When discovering the knowledge of Ayurveda, you’ll surely come across the word ‘Dosha’ sooner or later. Depending on the author, the perspectives on the topic can vary greatly. At times, it even comes across as esoteric, and sometimes medicinal. We thought to make an attempt on bringing the philosophy of Doshas closer you, in a more neutral way. But even more importantly –how you can integrate the concept of Doshas into your everyday life.
Ayurveda sees every human being having an individual constitution–‘Prakriti’ (nature in Sanskrit), which is defined by their respective Doshas. The Doshas are the results of basic elements of the universe coming together. These five elements– ‘Panchamahabhuta‘, are Air ‘Vayu’, Water ‘Jal’ , Fire ‘Agni’, Earth ‘Bhumi’ and Space/Ether ‘Aakasha’. The elements mix together in multiple ways and proportions, creating unique forms of matter, to form three kinds of mind-body types or Doshas: Vata, Pitta and Kapha, each with its physical and psychological characteristics.
Vata is dominated by elements air and space. It has characteristics of constant motion and energy. This means that people with the Vata Dosha are creative, communicative, quick-learners and constantly on the move to the next interesting thing. They are kind-hearted, can multitask and are flexible. On the other hand, they get bored quickly, are moody and are quickly overwhelmed. They are not likely to be grounded and tend to change their minds often.

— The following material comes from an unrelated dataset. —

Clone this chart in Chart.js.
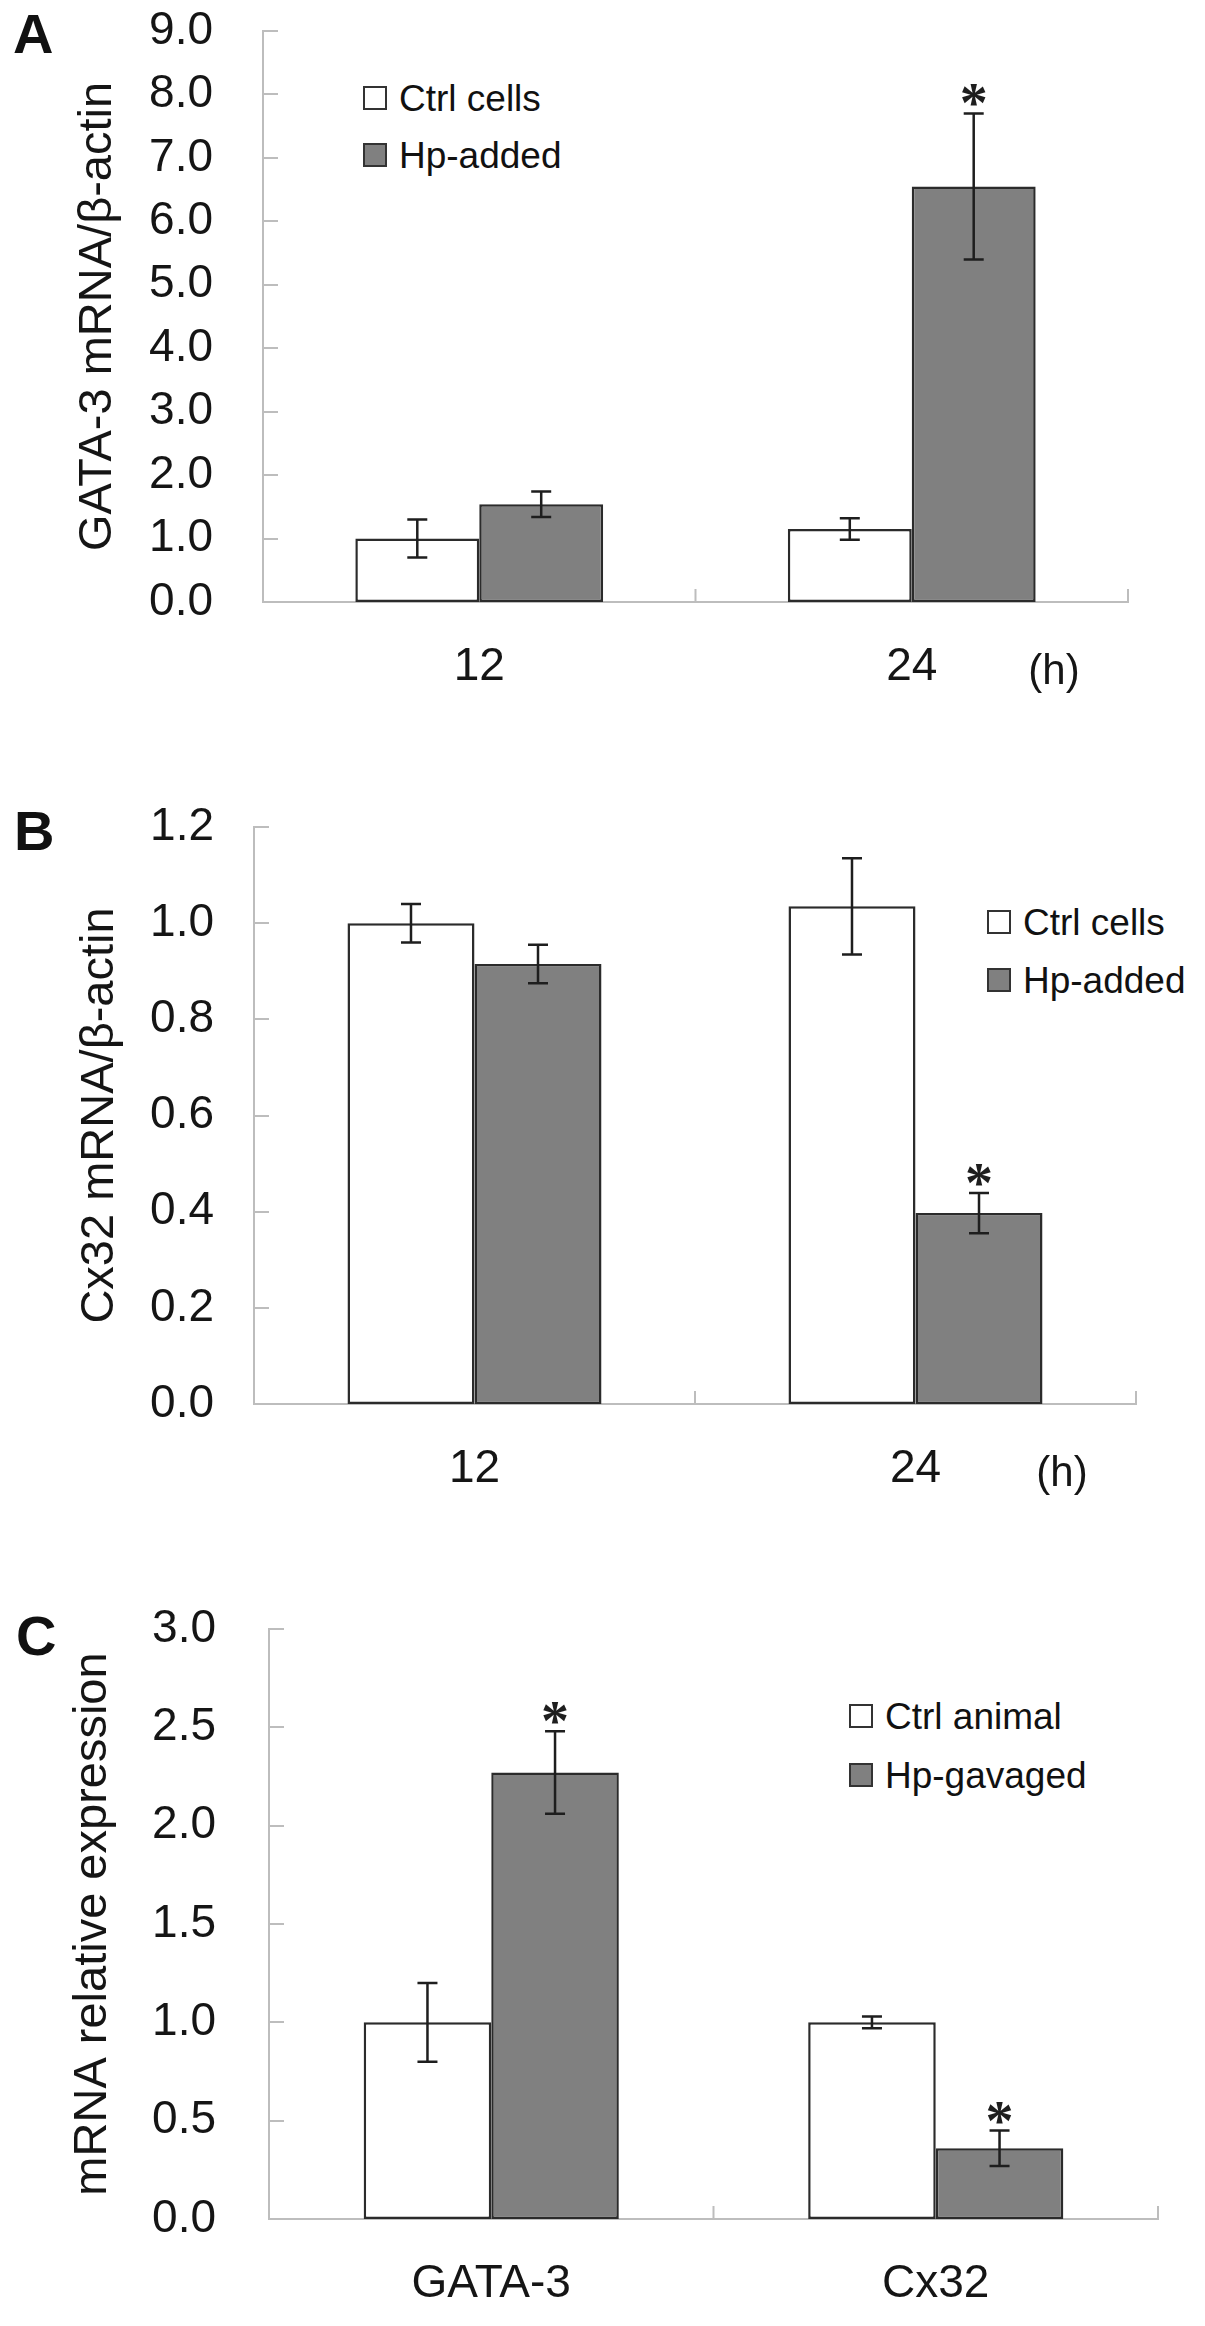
<!DOCTYPE html>
<html>
<head>
<meta charset="utf-8">
<script src="https://cdn.jsdelivr.net/npm/chart.js@4.4.1/dist/chart.umd.min.js"></script>
<style>
  body { margin: 0; background: #fff; width: 1205px; height: 2326px; position: relative; overflow: hidden;
         font-family: 'Liberation Sans', Arial, sans-serif; color: #111; }
  canvas { position: absolute; left: 0; }
  .letter { position: absolute; font-weight: bold; font-size: 56px; line-height: 1; }
  .row { position: absolute; display: flex; align-items: center; height: 24px; font-size: 37px; line-height: 1; white-space: nowrap; }
  .swatch { width: 20px; height: 20px; border: 2px solid #333; margin-right: 12px; box-sizing: content-box; }
</style>
</head>
<body>
<div class="letter" style="left:13px;top:6px">A</div>
<div class="letter" style="left:14px;top:803px">B</div>
<div class="letter" style="left:16px;top:1608px">C</div>

<div class="row" style="left:363px;top:86px"><div class="swatch" style="background:#fff"></div>Ctrl cells</div>
<div class="row" style="left:363px;top:143px"><div class="swatch" style="background:#808080"></div>Hp-added</div>
<div class="row" style="left:987px;top:910px"><div class="swatch" style="background:#fff"></div>Ctrl cells</div>
<div class="row" style="left:987px;top:968px"><div class="swatch" style="background:#808080"></div>Hp-added</div>
<div class="row" style="left:849px;top:1704px"><div class="swatch" style="background:#fff"></div>Ctrl animal</div>
<div class="row" style="left:849px;top:1763px"><div class="swatch" style="background:#808080"></div>Hp-gavaged</div>

<script>
// categories
const timeLabels = ['12', '24'];
const geneLabels = ['GATA-3', 'Cx32'];

// panel A: GATA-3 mRNA in cells
const gataCtrl = [1.0, 1.15];
const gataCtrlErr = [0.3, 0.17];
const gataHp = [1.54, 6.55];
const gataHpErr = [0.2, 1.15];
const gataHpSig = [false, true];

// panel B: Cx32 mRNA in cells
const cx32Ctrl = [1.0, 1.035];
const cx32CtrlErr = [0.04, 0.1];
const cx32Hp = [0.915, 0.397];
const cx32HpErr = [0.04, 0.042];
const cx32HpSig = [false, true];

// panel C: animals
const animalCtrl = [1.0, 1.0];
const animalCtrlErr = [0.2, 0.03];
const animalHp = [2.27, 0.36];
const animalHpErr = [0.21, 0.09];
const animalHpSig = [true, true];

// y axis ranges (tick labels)
const yMaxA = 9, yStepA = 1;
const yMaxB = 1.2, yStepB = 0.2;
const yMaxC = 3, yStepC = 0.5;

const axisGray = '#bdbdbd';
const textColor = '#151515';

Chart.defaults.font.family = "'Liberation Sans', Arial, sans-serif";
Chart.defaults.color = textColor;

// inside tick marks on the y axis, category dividers on the x axis, unit label
const axisMarks = {
    id: 'axisMarks',
    afterDraw(chart, args, opts) {
        const { ctx, chartArea: a, scales: { x, y } } = chart;
        ctx.save();
        ctx.strokeStyle = axisGray;
        ctx.lineWidth = 2;
        ctx.beginPath();
        y.ticks.forEach(t => {
            const py = Math.round(y.getPixelForValue(t.value));
            ctx.moveTo(a.left, py);
            ctx.lineTo(a.left + 15, py);
        });
        const n = x.ticks.length;
        for (let i = 1; i <= n; i++) {
            const px = i < n ? (x.getPixelForTick(i - 1) + x.getPixelForTick(i)) / 2 : a.right;
            ctx.moveTo(px, a.bottom);
            ctx.lineTo(px, a.bottom - 13);
        }
        ctx.stroke();
        if (opts.unit) {
            ctx.fillStyle = textColor;
            ctx.font = "42px 'Liberation Sans', Arial, sans-serif";
            ctx.textAlign = 'center';
            ctx.textBaseline = 'middle';
            ctx.fillText(opts.unit, a.right - 74, a.bottom + 70);
        }
        ctx.restore();
    }
};

// error bars and significance stars
const errorBars = {
    id: 'errorBars',
    afterDatasetsDraw(chart) {
        const { ctx, scales: { y } } = chart;
        ctx.save();
        chart.data.datasets.forEach((ds, i) => {
            chart.getDatasetMeta(i).data.forEach((bar, j) => {
                const top = y.getPixelForValue(ds.data[j] + ds.err[j]);
                const bot = y.getPixelForValue(ds.data[j] - ds.err[j]);
                ctx.strokeStyle = '#1e1e1e';
                ctx.lineWidth = 2.5;
                ctx.beginPath();
                ctx.moveTo(bar.x, top); ctx.lineTo(bar.x, bot);
                ctx.moveTo(bar.x - 10, top); ctx.lineTo(bar.x + 10, top);
                ctx.moveTo(bar.x - 10, bot); ctx.lineTo(bar.x + 10, bot);
                ctx.stroke();
                if (ds.sig && ds.sig[j]) {
                    ctx.fillStyle = '#1e1e1e';
                    ctx.font = "bold 56px 'Liberation Serif', serif";
                    ctx.textAlign = 'center';
                    ctx.textBaseline = 'alphabetic';
                    const m = ctx.measureText('*');
                    const cy = top - 18;
                    ctx.fillText('*', bar.x, cy + (m.actualBoundingBoxAscent - m.actualBoundingBoxDescent) / 2);
                }
            });
        });
        ctx.restore();
    }
};

function makePanel(o) {
    const canvas = document.createElement('canvas');
    canvas.width = 1205;
    canvas.height = o.height;
    canvas.style.top = o.top + 'px';
    document.body.appendChild(canvas);
    const [left, top, right, bottom] = o.area;

    return new Chart(canvas, {
        type: 'bar',
        data: {
            labels: o.labels,
            datasets: [
                { label: o.names[0], data: o.ctrl, err: o.ctrlErr, backgroundColor: '#ffffff',
                  borderColor: '#2b2b2b', borderWidth: 2.5, borderSkipped: false },
                { label: o.names[1], data: o.hp, err: o.hpErr, sig: o.hpSig, backgroundColor: '#808080',
                  borderColor: '#2b2b2b', borderWidth: 2.5, borderSkipped: false }
            ]
        },
        options: {
            responsive: false,
            animation: false,
            devicePixelRatio: 1,
            layout: { padding: { left: 0, top: top - o.top, right: 1205 - right, bottom: 0 } },
            datasets: { bar: { categoryPercentage: o.catPct, barPercentage: 1 } },
            plugins: {
                legend: { display: false },
                tooltip: { enabled: false },
                axisMarks: { unit: o.unit }
            },
            scales: {
                x: {
                    grid: { display: false, drawTicks: false },
                    border: { display: true, color: axisGray, width: 2 },
                    ticks: { font: { size: 46 }, color: textColor, padding: 38 },
                    afterFit: s => { s.height = o.top + o.height - bottom; }
                },
                y: {
                    min: 0,
                    max: o.yMax,
                    grid: { display: false, drawTicks: false },
                    border: { display: true, color: axisGray, width: 2 },
                    ticks: { stepSize: o.yStep, padding: o.tickPad, font: { size: 46 }, color: textColor,
                             callback: v => v.toFixed(1) },
                    title: { display: true, text: o.yTitle, font: { size: 47 }, color: textColor,
                             padding: { top: o.titlePad, bottom: 0 } },
                    afterFit: s => { s.width = left; }
                }
            }
        },
        plugins: [axisMarks, errorBars]
    });
}

// canvas starts above the page so the top tick label has room
makePanel({
    top: -50, height: 770, area: [263, 31, 1128, 602],
    labels: timeLabels, names: ['Ctrl cells', 'Hp-added'],
    ctrl: gataCtrl, ctrlErr: gataCtrlErr, hp: gataHp, hpErr: gataHpErr, hpSig: gataHpSig,
    yMax: yMaxA, yStep: yStepA, tickPad: 50, titlePad: 70, catPct: 0.573,
    yTitle: 'GATA-3 mRNA/β-actin', unit: '(h)'
});

makePanel({
    top: 720, height: 800, area: [254, 827, 1136, 1404],
    labels: timeLabels, names: ['Ctrl cells', 'Hp-added'],
    ctrl: cx32Ctrl, ctrlErr: cx32CtrlErr, hp: cx32Hp, hpErr: cx32HpErr, hpSig: cx32HpSig,
    yMax: yMaxB, yStep: yStepB, tickPad: 40, titlePad: 72, catPct: 0.576,
    yTitle: 'Cx32 mRNA/β-actin', unit: '(h)'
});

makePanel({
    top: 1520, height: 806, area: [269, 1629, 1158, 2219],
    labels: geneLabels, names: ['Ctrl animal', 'Hp-gavaged'],
    ctrl: animalCtrl, ctrlErr: animalCtrlErr, hp: animalHp, hpErr: animalHpErr, hpSig: animalHpSig,
    yMax: yMaxC, yStep: yStepC, tickPad: 53, titlePad: 65, catPct: 0.574,
    yTitle: 'mRNA relative expression'
});
</script>
</body>
</html>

Vata types have a delicate bone structure and do not carry much weight. Their skin tends to be dry and their hand and feet are constantly cold. Their sensitive immune system and a weak digestion require regular meals that are not too heavy, and are simple in their composition. Combining too many of different foods is better to be avoided. It’s good for a Vata person to drink warm beverages often, however, it is highly recommended to avoid caffeine in order to not stimulate an already active nervous system too much.
A Vata imbalance that usually accelerates in cold, windy weather, would increase the restlessness and the wind can become a hurricane! Raw food can too, aggravate an already imbalanced Vata. To restore this balance, it is recommended to switch to a diet that is on the heavier side, consisting of rice, oatmeal and vegetables like potatoes, spinach etc.
Pitta is dominated by the elements fire and water. Characterised by life energy, a Pitta person is passionate in their personal and professional life. They are quick to learn and enjoy working hard. On the downside, this can lead to them being too competitive, become impatient and have low tolerance for someone who does not live by their pace.
Pitta’s strength is the robust metabolism that gives them the strength they need to achieve their ambitious goals. This however, calls for respect so as not to cross their physical and mental limits. Pitta types have a good appetite, they perspire heavily and gain and lose weight quickly.
A Pitta imbalance, that usually happens summer, may result in heartburn and added irritability. This can be balanced by avoiding spicy and salty food and a cooling diet with lots of raw food, veggies and legumes.
Earth and water constitute the Kapha Dosha. Characterised by stability and patience, the Kapha person is grounded and not easily thrown out of balance. They are loving, caring and find happiness in small things. The stickiness that you get by mixing earth and water means that they tend to be tenacious and never in a tearing hurry.
Kapha personalities value inner peace and harmony. On the other downside, they can become stuck in the rut with fear of change, delving in the past that can sometimes even result in becoming possessive with their loved ones.
People with a Kapha dosha have a low metabolism, consequently they need a diet that is easy to digest. Greasy and deep fried food are to be avoided, while pungent and bitter flavours like ginger and pepper, have a stimulating effect on the digestion and help reduce the heaviness of Kapha.
It is important to know that the Doshas are not exclusive, meaning that you could have more than one Dosha. In addition, your dominant Dosha can change depending on several factors such as the season, your diet and your lifestyle.
According to Ayurveda, wellbeing is the state when all the Doshas are in balance. Stress, poor eating habits or other factors that affect us negatively, can disrupt this balance, often resulting in sickness. Ayurveda teaches us how to prevent this from happening, naturally meaning that is highly important to be conscious of your Doshas. It is equally important to be aware of what is happening with your body and mind in order to make the necessary changes to your nutrition and mental wellbeing so that you remain in balance.
The above short description is meant to give an overview of the concept of Doshas. We will dive into more details about how to take care of your Doshas in the winter season in upcoming posts.